Senator Krzysztof Brejza zgłosił się z interwencją do prezesa Energii w sprawie rozbiórki dwóch betonowych pylonów na terenie budowy nowego bloku elektrowni w Ostrołęce. Chciał wiedzieć, kto za to zapłaci. Takiej odpowiedzi się chyba jednak nie spodziewał.
"Wieże niedoszłej elektrowni 'Ostrołęka' idą do rozbiórki - zapytałem Energę o koszt ich budowy i rozbiórki. W końcu ma 50 proc. udziałów spółce. Pytania wywołały oburzenie - kierowane są 'niewłaściwie', do 'niewłaściwego podmiotu', 'bez wskazania sprawy'. Poza tym nie mogą być ujawnione" – napisał na Twitterze Krzysztof Brejza.
Senator zamieścił także swój list do prezesa Energii Jacka Golińskiego z interwencją senatorską w tej sprawie oraz odpowiedź, jaką otrzymał. Czytamy w niej, że spółka nie jest zobowiązana do udzielania odpowiedzi na takie interwencje, oraz że informacje, o które pyta Brejza, "są objęte tajemnicą przedsiębiorstwa".
"Czyli – wszystko w interwencji jest niewłaściwe.
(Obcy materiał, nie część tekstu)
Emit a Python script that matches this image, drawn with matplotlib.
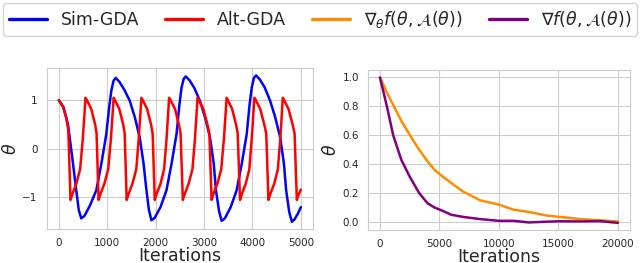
import matplotlib
matplotlib.use("Agg")
import matplotlib.pyplot as plt
import seaborn as sns

# ---- data ----
# left panel: theta over iterations
sim_iter = [0, 100, 190, 280, 360, 410, 463, 530, 650, 775, 880, 980, 1040, 1085, 1130, 1175,
            1250, 1350, 1465, 1570, 1670, 1750, 1810, 1860, 1913, 1980, 2100, 2224, 2330, 2431,
            2490, 2535, 2580, 2624, 2700, 2800, 2914, 3020, 3122, 3200, 3246, 3310, 3363, 3430,
            3550, 3674, 3780, 3881, 3940, 3985, 4030, 4075, 4150, 4250, 4365, 4470, 4572, 4650,
            4696, 4760, 4814, 4870, 4940, 5000]
sim_theta = [1.0, 0.85, 0.5, -0.2, -0.85, -1.25, -1.43, -1.38, -1.15, -0.85, -0.3, 0.3, 0.85, 1.2,
             1.4, 1.46, 1.38, 1.22, 0.99, 0.65, 0.24, -0.3, -0.85, -1.25, -1.47, -1.42, -1.2, -0.85,
             -0.3, 0.3, 0.9, 1.26, 1.44, 1.49, 1.41, 1.25, 0.99, 0.65, 0.24, -0.3, -0.85, -1.28,
             -1.48, -1.43, -1.2, -0.85, -0.3, 0.3, 0.9, 1.26, 1.46, 1.51, 1.43, 1.27, 0.99, 0.65,
             0.24, -0.3, -0.85, -1.3, -1.5, -1.45, -1.33, -1.2]

alt_iter = [0, 80, 150, 195, 242,
            272, 360, 440, 495, 552, 580, 670, 750, 780, 822,
            852, 940, 1020, 1075, 1133, 1160, 1250, 1330, 1360, 1402,
            1432, 1520, 1600, 1650, 1706, 1735, 1825, 1905, 1938, 1982,
            2012, 2100, 2175, 2225, 2279, 2310, 2400, 2480, 2515, 2562,
            2592, 2680, 2760, 2812, 2866, 2895, 2985, 3070, 3110, 3156,
            3186, 3275, 3355, 3410, 3467, 3495, 3580, 3660, 3695, 3743,
            3773, 3860, 3935, 3985, 4040, 4070, 4160, 4245, 4285, 4330,
            4360, 4450, 4525, 4575, 4627, 4655, 4745, 4830, 4870, 4917,
            4950, 5000]
alt_theta = [1.0, 0.88, 0.65, 0.4, -1.05,
             -0.95, -0.72, -0.42, 0.2, 1.05, 1.0, 0.82, 0.5, 0.32, -1.05,
             -0.95, -0.72, -0.42, 0.2, 1.05, 1.0, 0.82, 0.5, 0.32, -1.05,
             -0.95, -0.72, -0.42, 0.2, 1.05, 1.0, 0.82, 0.5, 0.32, -1.05,
             -0.95, -0.72, -0.42, 0.2, 1.05, 1.0, 0.82, 0.5, 0.32, -1.05,
             -0.95, -0.72, -0.42, 0.2, 1.05, 1.0, 0.82, 0.5, 0.32, -1.05,
             -0.95, -0.72, -0.42, 0.2, 1.05, 1.0, 0.82, 0.5, 0.32, -1.05,
             -0.95, -0.72, -0.42, 0.2, 1.05, 1.0, 0.82, 0.5, 0.32, -1.05,
             -0.95, -0.72, -0.42, 0.2, 1.05, 1.0, 0.82, 0.5, 0.32, -1.05,
             -0.95, -0.84]

# right panel: gradient-based dynamics
grad_iter = [0, 300, 560, 1120, 1800, 2530, 3300, 4000, 4600, 5340, 6000, 7000, 8430, 10000,
             11240, 12500, 14000, 15000, 16860, 18500, 20000]
grad_theta = [1.0, 0.95, 0.9, 0.81, 0.70, 0.60, 0.50, 0.42, 0.36, 0.31, 0.27, 0.21, 0.15, 0.12,
              0.085, 0.07, 0.045, 0.036, 0.02, 0.012, 0.003]
total_theta = [1.0, 0.9, 0.81, 0.60, 0.43, 0.31, 0.2, 0.13, 0.10, 0.075, 0.05, 0.035, 0.02, 0.008,
               0.008, -0.003, 0.002, 0.005, 0.004, 0.006, -0.006]

# ---- figure ----
sns.set_style("whitegrid")
fig = plt.figure(figsize=(6.4, 2.63), dpi=100)

ax1 = fig.add_axes([0.073, 0.129, 0.416, 0.612])
ax2 = fig.add_axes([0.575, 0.125, 0.409, 0.608])

l1, = ax1.plot(sim_iter, sim_theta, color="blue", lw=1.8)
l2, = ax1.plot(alt_iter, alt_theta, color="red", lw=1.8)
l3, = ax2.plot(grad_iter, grad_theta, color="darkorange", lw=1.8)
l4, = ax2.plot(grad_iter, total_theta, color="purple", lw=1.8)

ax1.set_yticks([-1, 0, 1])
ax1.set_xticks([0, 1000, 2000, 3000, 4000, 5000])
ax2.set_xticks([0, 5000, 10000, 15000, 20000])
ax2.set_yticks([0.0, 0.2, 0.4, 0.6, 0.8, 1.0])

for ax in (ax1, ax2):
    ax.set_xlabel("Iterations", fontsize=12.5, labelpad=-1)
    ax.set_ylabel(r"$\theta$", fontsize=12.5, labelpad=2)
    ax.tick_params(labelsize=7.5, pad=3)

leg = fig.legend([l1, l2, l3, l4],
                 ["Sim-GDA", "Alt-GDA",
                  r"$\nabla_\theta f(\theta, \mathcal{A}(\theta))$",
                  r"$\nabla f(\theta, \mathcal{A}(\theta))$"],
                 loc="upper center", bbox_to_anchor=(0.5, 1.0), ncol=4,
                 fontsize=12.5, handlelength=2.2, handletextpad=0.8,
                 columnspacing=1.5, borderpad=0.35, frameon=True,
                 borderaxespad=0.15)
for h in leg.get_lines():
    h.set_linewidth(2.4)

fig.savefig("out.png", dpi=100)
Właściwe jest za to pakowanie milionów w budowę i rozwałkę tej elektrowni" – skomentował odpowiedź Energii, która od pewnego czasu należy do PKN Orlen, Krzysztof Brejza.
Elektrownia, która nie może powstać
Przypomnijmy, że w 2015 roku prezes PiS obiecywał podczas jednej z konferencji prasowych w Ostrołęce, że w mieście powstanie wielka nowoczesna elektrownia – w zakładzie miał zostać wybudowany nowy węglowy blok C. Choć prace nad planem ruszyły, to jednak ostatecznie zostały przerwane.
Jeszcze w tym roku Jacek Sasin zapowiadał, że za pięć lat w Ostrołęce, zamiast nowego bloku elektrowni węglowej, powstanie elektrownia gazowa. Na terenie nowego bloku wybudowano dwa ogromne betonowe pylony. Według projektu, ze względów bezpieczeństwa, wieże powinny być połączone i w obecnym stanie nie mogą długo stać. Dlatego zlecono ich rozbiórkę.